Authorizing O&M on the Event Center Page

To view the faulty nodes reported by the ModelArts O&M platform, log in to the ModelArts console. In the navigation pane on the left, choose Event Center. The planned events of the faulty nodes are displayed, including the basic information, event type, event status, and event description. You can either redeploy the nodes or authorize Huawei technical support to perform O&M operations.

  • Authorization conditions

    Table 2 lists the event types and event status of the authorization operations that can be performed on the faulty node.

    Table 2 Authorization conditions

    Event Type

    Event Status

    Authorization Operations

    System maintenance

    Authorization Pending

    Authorization and redeployment

    Local disk recovery

    Authorization Pending

    Authorization and redeployment

    After the local disk is recovered, you can restore the partition by resetting the node.

    WARNING:

    After authorization, recovering the local disk will cause local disk data loss. Therefore, migrate services and back up data before authorization.

    Restarting a node

    Authorization Pending

    Authorization

    O&M authorization

    Authorization Pending

    Authorization

    Supernode maintenance

    Authorization Pending

    Authorization

    Supernode redeployment

    Authorization Pending

    Redeployment

    Redeployment of supernodes must be performed within physical supernodes. When supernodes are sold out, redeployment is not supported, and the authorization button becomes unavailable.

    Supernode local disk recovery

    Authorization Pending

    Authorization

    WARNING:

    After authorization, recovering the local disk will cause local disk data loss. Therefore, migrate services and back up data before authorization.

  • Authorization

    If the faulty nodes meet the requirements listed in Table 2, you can authorize Huawei technical support to perform O&M on the faulty nodes.

    To do so, log in to the ModelArts console. In the navigation pane on the left, choose Event Center. Locate the target node and click Authorize in the Operation column. In the displayed dialog box, click OK.

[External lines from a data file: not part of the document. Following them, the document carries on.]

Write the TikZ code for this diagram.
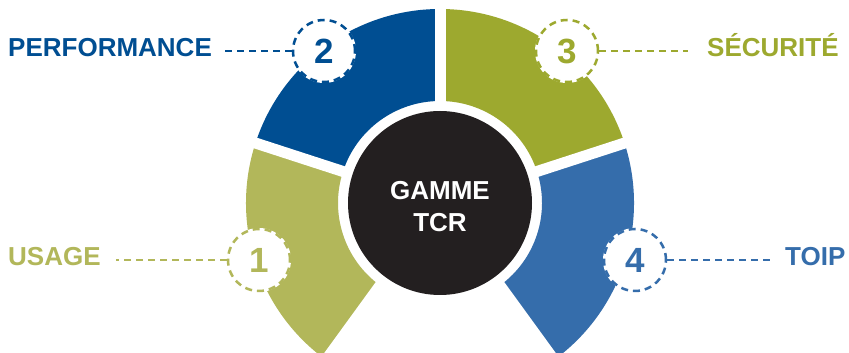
\documentclass[tikz,border=0pt]{standalone}
\usepackage{fontspec}
\setmainfont{Liberation Sans}
\usetikzlibrary{calc}
\definecolor{cone}{HTML}{B2B75A}
\definecolor{ctwo}{HTML}{004E92}
\definecolor{cthree}{HTML}{9DA92F}
\definecolor{cfour}{HTML}{356DAB}
\definecolor{ccore}{HTML}{231F20}
\begin{document}
\begin{tikzpicture}[x=1pt,y=1pt,
  numc/.style={circle, fill=white, minimum size=64pt, inner sep=0pt, text=#1,
    font=\fontsize{35}{40}\selectfont\bfseries},
  ring/.style={draw=#1, line width=2.5pt, dash pattern=on 7pt off 5pt},
  lbl/.style={inner sep=0pt, anchor=base west, text=#1,
    font=\fontsize{26}{30}\selectfont\bfseries},
  lnk/.style={draw=#1, line width=2.5pt, dash pattern=on 7pt off 5pt},
  gap/.style={draw=white, line width=11pt}]
\useasboundingbox (0,0) rectangle (849,353);
\clip (0,0) rectangle (849,353);
\fill[white] (0,0) rectangle (849,353);
% segments
\begin{scope}[shift={(440,150)}]
  \fill[cone]   (162:194pt) arc[start angle=162, end angle=234, radius=194pt] -- (234:102pt) arc[start angle=234, end angle=162, radius=102pt] -- cycle;
  \fill[ctwo]   (90:194pt) arc[start angle=90, end angle=162, radius=194pt] -- (162:102pt) arc[start angle=162, end angle=90, radius=102pt] -- cycle;
  \fill[cthree] (18:194pt) arc[start angle=18, end angle=90, radius=194pt] -- (90:102pt) arc[start angle=90, end angle=18, radius=102pt] -- cycle;
  \fill[cfour]  (-54:194pt) arc[start angle=-54, end angle=18, radius=194pt] -- (18:102pt) arc[start angle=18, end angle=-54, radius=102pt] -- cycle;
  \foreach \a in {18,90,162,234,306} \draw[gap] (0,0) -- (\a:210pt);
\end{scope}
% core
\node[circle, fill=ccore, minimum size=184pt, inner sep=0pt] (core) at (440,150) {};
\node[text=white, align=center, inner sep=0pt, font=\fontsize{26}{32}\selectfont\bfseries] (coretxt) at (440,146) {GAMME\\TCR};
% number circles
\node[numc=cone]   (n1) at (259,93)  {1};
\node[numc=ctwo]   (n2) at (324,302) {2};
\node[numc=cthree] (n3) at (567,302) {3};
\node[numc=cfour]  (n4) at (635,93)  {4};
\draw[ring=cone]   (n1.center) circle[radius=31pt];
\draw[ring=ctwo]   (n2.center) circle[radius=31pt];
\draw[ring=cthree] (n3.center) circle[radius=31pt];
\draw[ring=cfour]  (n4.center) circle[radius=31pt];
% labels
\node[lbl=ctwo]   (l2) at (8,296)   {PERFORMANCE};
\node[lbl=cthree] (l3) at (707,296) {SÉCURITÉ};
\node[lbl=cone]   (l1) at (8,87)    {USAGE};
\node[lbl=cfour]  (l4) at (785,87)  {TOIP};
% connectors
\draw[lnk=ctwo]   (n2.west) -- ([xshift=12pt]l2.east |- n2.west);
\draw[lnk=cthree] (n3.east) -- ([xshift=-19pt]l3.west |- n3.east);
\draw[lnk=cone]   (n1.west) -- ([xshift=15pt]l1.east |- n1.west);
\draw[lnk=cfour]  (n4.east) -- ([xshift=-13pt]l4.west |- n4.east);
\end{tikzpicture}
\end{document}
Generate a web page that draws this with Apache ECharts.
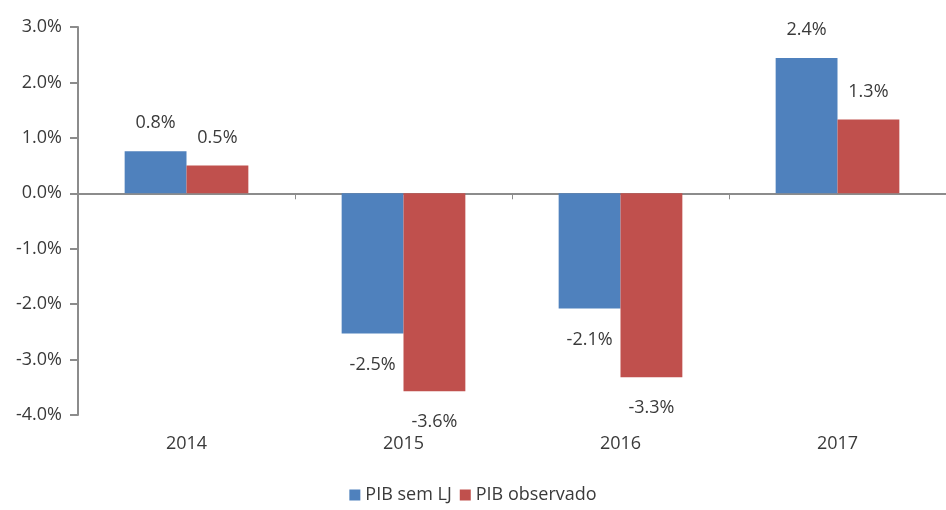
<!DOCTYPE html>
<html>
<head>
<meta charset="utf-8">
<script src="https://cdn.jsdelivr.net/npm/echarts@6/dist/echarts.min.js"></script>
<style>
  html, body { margin: 0; padding: 0; background: #fff; }
  #chart { width: 946px; height: 510px; }
</style>
</head>
<body>
<div id="chart"></div>
<script>
const years = ['2014', '2015', '2016', '2017'];
const pibSemLJ = [0.76, -2.53, -2.08, 2.44];
const pibObservado = [0.5, -3.57, -3.32, 1.33];
const yTicks = [-4, -3, -2, -1, 0, 1, 2, 3];

const textColor = '#3a3a3a';
const font = 'Open Sans';
const fontSize = 18;

// labels go above positive bars and below negative ones
function withLabels(values) {
  return values.map(v => ({
    value: v,
    label: {
      position: v >= 0 ? 'top' : 'bottom',
      distance: v >= 0 ? 19 : 22
    }
  }));
}

const chart = echarts.init(document.getElementById('chart'));
chart.setOption({
  animation: false,
  grid: { left: 78, top: 27, width: 877, bottom: 95 },
  legend: {
    bottom: 1,
    left: 'center',
    icon: 'rect',
    itemWidth: 11,
    itemHeight: 11,
    itemGap: 8,
    textStyle: { color: textColor, fontFamily: font, fontSize: fontSize }
  },
  xAxis: [
    {
      type: 'category',
      data: years,
      axisLine: { onZero: true, lineStyle: { color: '#8c8c8c', width: 2 } },
      axisTick: { show: true, length: 6, lineStyle: { color: '#8c8c8c', width: 1 } },
      axisLabel: { show: false }
    },
    {
      type: 'category',
      data: years,
      position: 'bottom',
      axisLine: { show: false, onZero: false },
      axisTick: { show: false },
      axisLabel: { color: textColor, fontFamily: font, fontSize: fontSize, margin: 20 }
    }
  ],
  yAxis: {
    type: 'value',
    min: yTicks[0],
    max: yTicks[yTicks.length - 1],
    interval: 1,
    splitLine: { show: false },
    axisLine: { show: true, lineStyle: { color: '#8c8c8c', width: 2 } },
    axisTick: { show: true, length: 8, lineStyle: { color: '#8c8c8c', width: 2 } },
    axisLabel: {
      color: textColor,
      fontFamily: font,
      fontSize: fontSize,
      margin: 16,
      formatter: v => v.toFixed(1) + '%'
    }
  },
  series: [
    {
      name: 'PIB sem LJ',
      type: 'bar',
      data: withLabels(pibSemLJ),
      itemStyle: { color: '#4f81bd' },
      barGap: '0%',
      barCategoryGap: '43%',
      label: {
        show: true,
        color: textColor,
        fontFamily: font,
        fontSize: fontSize,
        formatter: p => p.value.toFixed(1) + '%'
      }
    },
    {
      name: 'PIB observado',
      type: 'bar',
      data: withLabels(pibObservado),
      itemStyle: { color: '#c0504d' },
      barGap: '0%',
      barCategoryGap: '43%',
      label: {
        show: true,
        color: textColor,
        fontFamily: font,
        fontSize: fontSize,
        formatter: p => p.value.toFixed(1) + '%'
      }
    }
  ]
});
</script>
</body>
</html>
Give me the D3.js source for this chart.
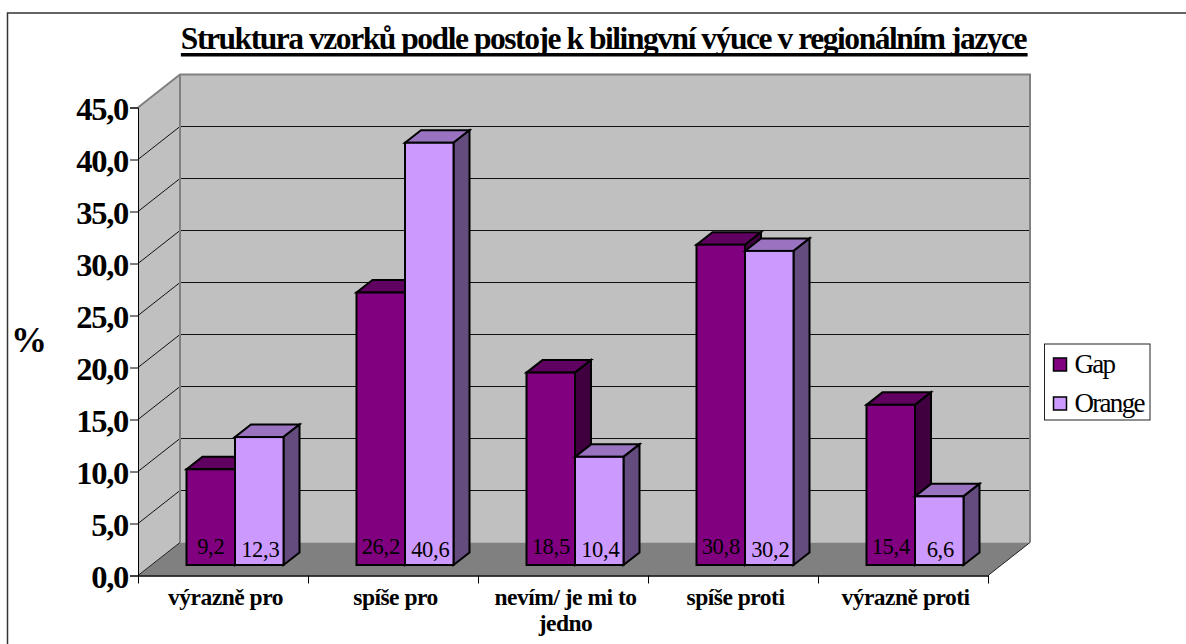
<!DOCTYPE html>
<html lang="cs">
<head>
<meta charset="utf-8">
<style>
html,body{margin:0;padding:0;background:#fff;overflow:hidden}
svg{display:block}
text{font-family:"Liberation Serif","Times New Roman",serif;fill:#000}
</style>
<script src="https://cdn.jsdelivr.net/npm/d3@7/dist/d3.min.js"></script>
</head>
<body>
<svg id="chart" width="1186" height="644"></svg>
<script>
// Survey shares (%) by attitude towards bilingual teaching
const categories = ["výrazně pro", "spíše pro", "nevím/ je mi to jedno", "spíše proti", "výrazně proti"];
const seriesNames = ["Gap", "Orange"];
const gapValues = [9.2, 26.2, 18.5, 30.8, 15.4];
const orangeValues = [12.3, 40.6, 10.4, 30.2, 6.6];
const yTicks = [0, 5, 10, 15, 20, 25, 30, 35, 40, 45];
const titleText = "Struktura vzorků podle postoje k bilingvní výuce v regionálním jazyce";
const axisUnit = "%";

const palette = {
  Gap: {front: "#800080", top: "#600060", side: "#400040"},
  Orange: {front: "#cc99ff", top: "#9973bf", side: "#654c7f"}
};
const valuesBySeries = {Gap: gapValues, Orange: orangeValues};

const svg = d3.select("#chart");
const fmt = v => v.toFixed(1).replace(".", ",");

// Oblique projection: the box is 42px across and 33px up from front to back
const left = 138, right = 988, bottom = 575.5, topY = 107.5;
const wallDx = 42, wallDy = 33;
const barInsetDx = 12, barInsetDy = 10.5;
const barDepthDx = 16, barDepthDy = 12.5;

const y = d3.scaleLinear().domain([0, 45]).range([bottom, topY]);
const x0 = d3.scaleBand().domain(categories).range([left, right]);
const x1 = d3.scaleBand().domain(seriesNames).range([36.5, 133.5]);
const pts = a => a.map(p => p.join(",")).join(" ");

// Chart frame, open towards the right and bottom edges of the page
svg.append("path").attr("d", "M1186,13H7.5V644")
  .attr("fill", "none").attr("stroke", "#333").attr("stroke-width", 1.5);

// Walls and floor
svg.append("polygon").attr("fill", "#c0c0c0").attr("points", pts([
  [left, bottom], [left, topY], [left + wallDx, topY - wallDy],
  [right + wallDx, topY - wallDy], [right + wallDx, bottom - wallDy], [left + wallDx, bottom - wallDy]]));
svg.append("polygon").attr("fill", "#808080").attr("points", pts([
  [left, bottom], [left + wallDx, bottom - wallDy], [right + wallDx, bottom - wallDy], [right, bottom]]));

// Gridlines across the side wall and the back wall
const grid = svg.append("g").attr("stroke", "#111").attr("stroke-width", 1).attr("fill", "none");
yTicks.filter(t => t > 0 && t < 45).forEach(t => {
  grid.append("polyline").attr("points", pts([
    [left, y(t)], [left + wallDx, y(t) - wallDy], [right + wallDx, y(t) - wallDy]]));
});

// Wall outline
svg.append("path").attr("fill", "none").attr("stroke", "#808080").attr("stroke-width", 2)
  .attr("d", `M${left},${topY}L${left + wallDx},${topY - wallDy}H${right + wallDx}V${bottom - wallDy}` +
             `M${left + wallDx},${topY - wallDy}V${bottom - wallDy}`);
svg.append("path").attr("fill", "none").attr("stroke", "#222").attr("stroke-width", 1)
  .attr("d", `M${left},${bottom}L${left + wallDx},${bottom - wallDy}` +
             `M${right},${bottom}L${right + wallDx},${bottom - wallDy}`);

// Bars, each drawn as top, side and front faces
const barData = categories.flatMap((c, i) => seriesNames.map(s => ({c, s, v: valuesBySeries[s][i]})));
const bars = svg.append("g").selectAll("g").data(barData).join("g")
  .attr("stroke", "#000").attr("stroke-width", 2).attr("stroke-linejoin", "miter");
const bx = d => x0(d.c) + x1(d.s) + barInsetDx;
const bw = x1.bandwidth();
const by0 = bottom - barInsetDy;
const by1 = d => y(d.v) - barInsetDy;

bars.append("polygon").attr("fill", d => palette[d.s].top).attr("points", d => pts([
  [bx(d), by1(d)], [bx(d) + barDepthDx, by1(d) - barDepthDy],
  [bx(d) + bw + barDepthDx, by1(d) - barDepthDy], [bx(d) + bw, by1(d)]]));
bars.append("polygon").attr("fill", d => palette[d.s].side).attr("points", d => pts([
  [bx(d) + bw, by1(d)], [bx(d) + bw + barDepthDx, by1(d) - barDepthDy],
  [bx(d) + bw + barDepthDx, by0 - barDepthDy], [bx(d) + bw, by0]]));
bars.append("rect").attr("fill", d => palette[d.s].front)
  .attr("x", bx).attr("y", by1).attr("width", bw).attr("height", d => by0 - by1(d));

// Value labels sit at the foot of each bar
svg.append("g").selectAll("text").data(barData).join("text")
  .attr("x", d => bx(d) + bw / 2 + (d.s === "Orange" ? 1 : 0))
  .attr("y", d => d.s === "Gap" ? 554 : 557)
  .attr("text-anchor", "middle")
  .style("font-size", "22.5px").style("letter-spacing", "-0.3px")
  .text(d => fmt(d.v));

// Value axis
const yAxis = svg.append("g").attr("transform", `translate(${left},0)`)
  .call(d3.axisLeft(y).tickValues(yTicks).tickFormat(fmt).tickSize(8).tickPadding(2));
yAxis.selectAll("path,line").attr("stroke", "#000").attr("stroke-width", 1);
yAxis.selectAll("text").attr("font-family", null).attr("dy", "0.36em")
  .style("font-size", "32.5px").style("font-weight", "bold").style("letter-spacing", "-1.3px");

// Category axis: ticks fall on the band edges
const xEdges = d3.scaleLinear().domain([0, categories.length]).range([left, right]);
const xAxis = svg.append("g").attr("transform", `translate(0,${bottom})`)
  .call(d3.axisBottom(xEdges).tickValues(d3.range(categories.length + 1)).tickFormat("").tickSize(8).tickSizeOuter(0));
xAxis.selectAll("path,line").attr("stroke", "#000").attr("stroke-width", 1);
xAxis.select("path").attr("stroke-width", 1.5);

// Category labels, the long one wrapped onto two lines
const wrapped = {"nevím/ je mi to jedno": ["nevím/ je mi to", "jedno"]};
const catText = svg.append("g").selectAll("text").data(categories).join("text")
  .attr("text-anchor", "middle")
  .attr("transform", d => `translate(${x0(d) + x0.bandwidth() / 2 + 2.5},605)`)
  .style("font-size", "23.5px").style("font-weight", "bold").style("letter-spacing", "-0.5px");
catText.selectAll("tspan").data(d => wrapped[d] || [d]).join("tspan")
  .attr("x", 0).attr("dy", (d, i) => i ? 26 : 0).text(d => d);

// Title with its heavy underline
const title = svg.append("text").attr("x", 603.5).attr("y", 49).attr("text-anchor", "middle")
  .style("font-size", "31.5px").style("font-weight", "bold").style("letter-spacing", "-1.45px").text(titleText);
const tb = title.node().getBBox();
svg.append("rect").attr("x", tb.x).attr("y", 53).attr("width", tb.width).attr("height", 3.5).attr("fill", "#000");

// Axis unit
svg.append("text").attr("x", 29).attr("y", 351.5).attr("text-anchor", "middle")
  .style("font-size", "36px").style("font-weight", "bold").text(axisUnit);

// Legend
const legend = svg.append("g").attr("transform", "translate(1044.5,344)");
legend.append("rect").attr("width", 105.5).attr("height", 76)
  .attr("fill", "#fff").attr("stroke", "#222").attr("stroke-width", 1);
const items = legend.selectAll("g").data(seriesNames).join("g")
  .attr("transform", (d, i) => `translate(9,${14 + i * 39})`);
items.append("rect").attr("width", 13).attr("height", 13)
  .attr("fill", d => palette[d].front).attr("stroke", "#000").attr("stroke-width", 1.5);
items.append("text").attr("x", 21).attr("y", 14.5)
  .style("font-size", "27px").style("letter-spacing", "-1.7px").text(d => d);
</script>
</body>
</html>
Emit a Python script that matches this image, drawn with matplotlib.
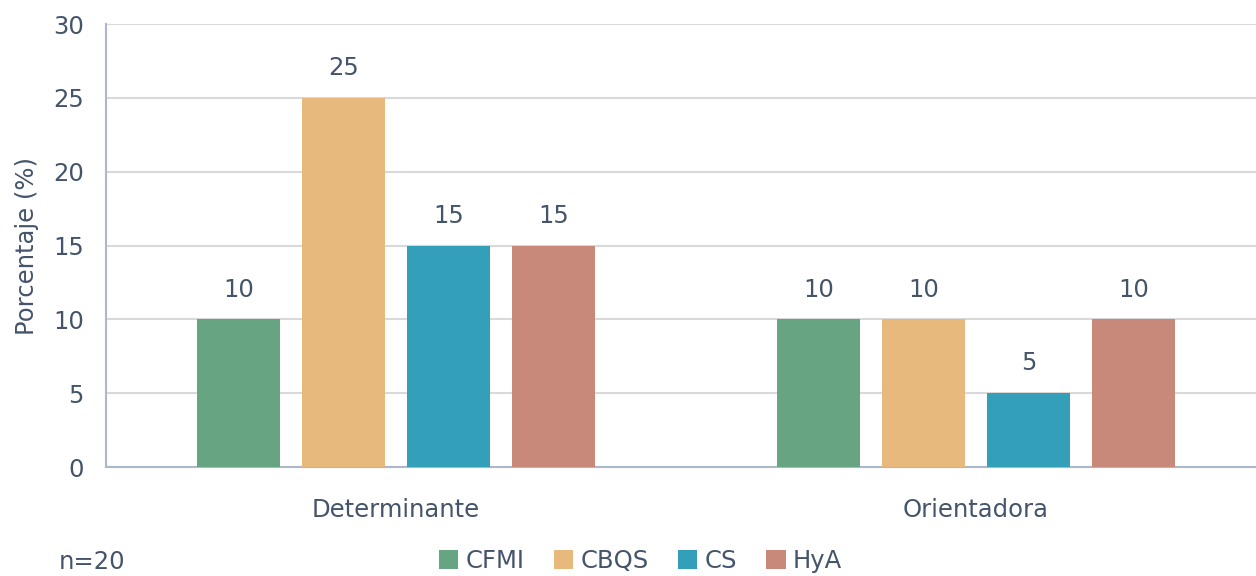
import matplotlib.pyplot as plt
import numpy as np

categories = ['Determinante', 'Orientadora']
series = ['CFMI', 'CBQS', 'CS', 'HyA']
values = {
    'CFMI': [10, 10],
    'CBQS': [25, 10],
    'CS': [15, 5],
    'HyA': [15, 10],
}
colors = ['#67A582', '#E8B97D', '#349FB8', '#C8897A']
text_color = '#44546A'
fs = 17.5

fig = plt.figure(figsize=(12.56, 5.76), dpi=100)
ax = fig.add_axes([0.0844, 0.1892, 0.9156, 0.7691])

x = np.arange(len(categories))
width = 0.142
step = 0.181
for i, name in enumerate(series):
    pos = x + (i - 1.5) * step
    bars = ax.bar(pos, values[name], width, color=colors[i], label=name, zorder=3)
    for b, v in zip(bars, values[name]):
        ax.text(b.get_x() + b.get_width() / 2, v + 1.2, str(v), ha='center', va='bottom',
                fontsize=fs, color=text_color)

ax.set_xlim(-0.5, 1.483)
ax.set_ylim(0, 30)
ax.set_yticks(range(0, 31, 5))
ax.yaxis.grid(True, color='#D9D9D9', linewidth=1.5, zorder=0)
ax.set_xticks(x)
ax.set_xticklabels(categories)
ax.tick_params(axis='both', length=0, labelsize=fs, labelcolor=text_color)
ax.tick_params(axis='x', pad=22)
ax.tick_params(axis='y', pad=16)
for s in ['top', 'right']:
    ax.spines[s].set_visible(False)
for s in ['left', 'bottom']:
    ax.spines[s].set_color('#ABB8CA')
    ax.spines[s].set_linewidth(1.5)
ax.set_ylabel('Porcentaje (%)', fontsize=fs, color=text_color, labelpad=10)

leg = fig.legend(loc='lower center', bbox_to_anchor=(0.51, -0.033), ncol=4, frameon=False,
                 fontsize=fs, handlelength=0.8, handleheight=0.8, handletextpad=0.3,
                 columnspacing=1.2)
for t in leg.get_texts():
    t.set_color(text_color)

fig.text(0.047, 0.004, 'n=20', fontsize=fs, color=text_color, va='bottom')

fig.savefig('out.png', dpi=100)
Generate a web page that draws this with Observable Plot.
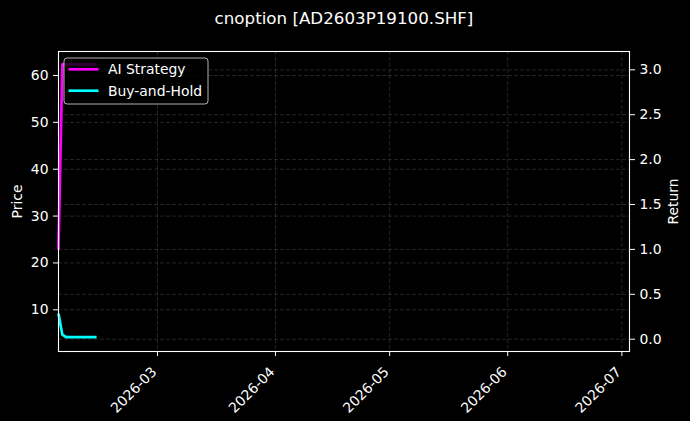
<!DOCTYPE html>
<html>
<head>
<meta charset="utf-8">
<script src="https://cdn.jsdelivr.net/npm/d3@7"></script>
<script src="https://cdn.jsdelivr.net/npm/@observablehq/plot@0.6"></script>
<style>
  html, body { margin: 0; padding: 0; background: #000; overflow: hidden; }
  #chart { width: 690px; height: 421px; }
</style>
</head>
<body>
<div id="chart"></div>
<script>
const title = "cnoption [AD2603P19100.SHF]";
const dates = ["2026-02-03", "2026-02-04", "2026-02-05", "2026-02-06", "2026-02-09", "2026-02-10", "2026-02-11", "2026-02-12", "2026-02-13"];
const aiReturn = [1.0, 3.06, 3.06, 3.06, 3.06, 3.06, 3.06, 3.06, 3.06];
const bhPrice = [9.2, 4.7, 4.15, 4.15, 4.15, 4.15, 4.15, 4.15, 4.15];
const priceTicks = [10, 20, 30, 40, 50, 60];
const returnTicks = [0, 0.5, 1.0, 1.5, 2.0, 2.5, 3.0];
const monthTicks = ["2026-03-01", "2026-04-01", "2026-05-01", "2026-06-01", "2026-07-01"];
const xDomain = ["2026-02-03", "2026-07-03"];
const priceDomain = [1.10, 65.12];
const returnDomain = [-0.137, 3.204];
const seriesNames = ["AI Strategy", "Buy-and-Hold"];
const seriesColors = ["#ff00ff", "#00ffff"];

const toPrice = r => priceDomain[0] + (r - returnDomain[0]) / (returnDomain[1] - returnDomain[0]) * (priceDomain[1] - priceDomain[0]);
const fromPrice = p => returnDomain[0] + (p - priceDomain[0]) / (priceDomain[1] - priceDomain[0]) * (returnDomain[1] - returnDomain[0]);

const parse = d3.utcParse("%Y-%m-%d");
const aiData = dates.map((d, i) => ({date: parse(d), v: toPrice(aiReturn[i])}));
const bhData = dates.map((d, i) => ({date: parse(d), v: bhPrice[i]}));
const monthDates = monthTicks.map(parse);
const returnTickPos = returnTicks.map(toPrice);

const gridStyle = {stroke: "white", strokeOpacity: 0.18, strokeWidth: 0.8, strokeDasharray: "4,2"};

const chart = Plot.plot({
  width: 690,
  height: 421,
  marginLeft: 58,
  marginRight: 61,
  marginTop: 51,
  marginBottom: 70,
  style: {background: "#000", color: "white", fontFamily: "DejaVu Sans", fontSize: "13.9px"},
  x: {type: "utc", domain: xDomain.map(parse)},
  y: {domain: priceDomain},
  marks: [
    Plot.gridX(monthDates, gridStyle),
    Plot.gridY(priceTicks, gridStyle),
    Plot.gridY(returnTickPos, gridStyle),
    Plot.lineY(aiData, {x: "date", y: "v", stroke: seriesColors[0], strokeWidth: 2.7, strokeLinecap: "butt"}),
    Plot.lineY(bhData, {x: "date", y: "v", stroke: seriesColors[1], strokeWidth: 2.7, strokeLinecap: "butt"}),
    Plot.frame({stroke: "white", strokeWidth: 1.1}),
    Plot.axisY(priceTicks, {anchor: "left", tickSize: 5, tickPadding: 5, label: null}),
    Plot.axisY(returnTickPos, {anchor: "right", tickSize: 5, tickPadding: 5, label: null,
      tickFormat: d => (Math.round(fromPrice(d) * 10) / 10).toFixed(1)}),
    Plot.axisX(monthDates, {anchor: "bottom", tickSize: 5, tickFormat: () => "", label: null}),
    Plot.axisX(monthDates, {anchor: "bottom", tickRotate: -45, tickSize: 0, tickPadding: 18, dx: -3,
      tickFormat: d3.utcFormat("%Y-%m"), label: null}),
    Plot.text(["Price"], {frameAnchor: "left", dx: -41, rotate: -90, textAnchor: "middle", lineAnchor: "middle", fill: "white"}),
    Plot.text(["Return"], {frameAnchor: "right", dx: 44, rotate: -90, textAnchor: "middle", lineAnchor: "middle", fill: "white"}),
    Plot.text([title], {frameAnchor: "top", dy: -33, textAnchor: "middle", lineAnchor: "middle", fill: "white", fontSize: 16.7})
  ]
});

// legend inside the axes (upper left)
const g = d3.select(chart).append("g").attr("font-family", "DejaVu Sans").attr("font-size", "13.9px").attr("text-anchor", "start");
g.append("rect").attr("x", 64).attr("y", 58).attr("width", 144).attr("height", 46).attr("rx", 3)
  .attr("fill", "#000").attr("fill-opacity", 0.8).attr("stroke", "#dddddd").attr("stroke-opacity", 0.8).attr("stroke-width", 1);
seriesNames.forEach((name, i) => {
  const y = 69.3 + i * 21.4;
  g.append("line").attr("x1", 68.5).attr("x2", 98.5).attr("y1", y).attr("y2", y)
    .attr("stroke", seriesColors[i]).attr("stroke-width", 2.7);
  g.append("text").attr("x", 108).attr("y", y).attr("dy", "0.35em").attr("fill", "white").attr("text-anchor", "start").text(name);
});

document.getElementById("chart").appendChild(chart);
</script>
</body>
</html>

    If the planned event does not meet the requirements listed in Table 2, the Authorize button becomes unavailable.

    After the O&M, Huawei technical support will disable the authorization. No further operations are required.

  • Redeployment

    If the faulty nodes meet the redeployment requirements listed in Table 2, you can authorize Huawei technical support to redeploy the faulty nodes.

    After the O&M, Huawei technical support will disable the authorization. No further operations are required.

    Redeploying nodes can restore them quickly, but local disk data will be lost. Therefore, migrate services and back up data before redeployment.

    1. To redeploy a node, log in to the ModelArts console. In the navigation pane on the left, choose Event Center under Resource Management, locate the node, and click Redeploy in the Operation column.

      If the planned event does not meet the requirements listed in Table 2, the Redeploy button becomes unavailable.

    2. Check whether Forcible redeployment is selected, enter YES in the text box, and click OK.

      Redeployment depends on the node status. If the node is unavailable, redeployment cannot be completed. However, you can select Forcible redeployment to forcibly redeploy the node.

      Forcible redeployment resets the node, deleting all data on both its local and cloud disks. Exercise caution when performing this operation.

FAQ

How do I locate a faulty node in a standard resource pool?

In a standard resource pool, ModelArts will add a taint to a faulty Kubernetes node so that jobs will not be scheduled to the tainted node. You can locate the fault by referring to the isolation code and detection method. For details, see Faulty Nodes in a Standard Resource Pool.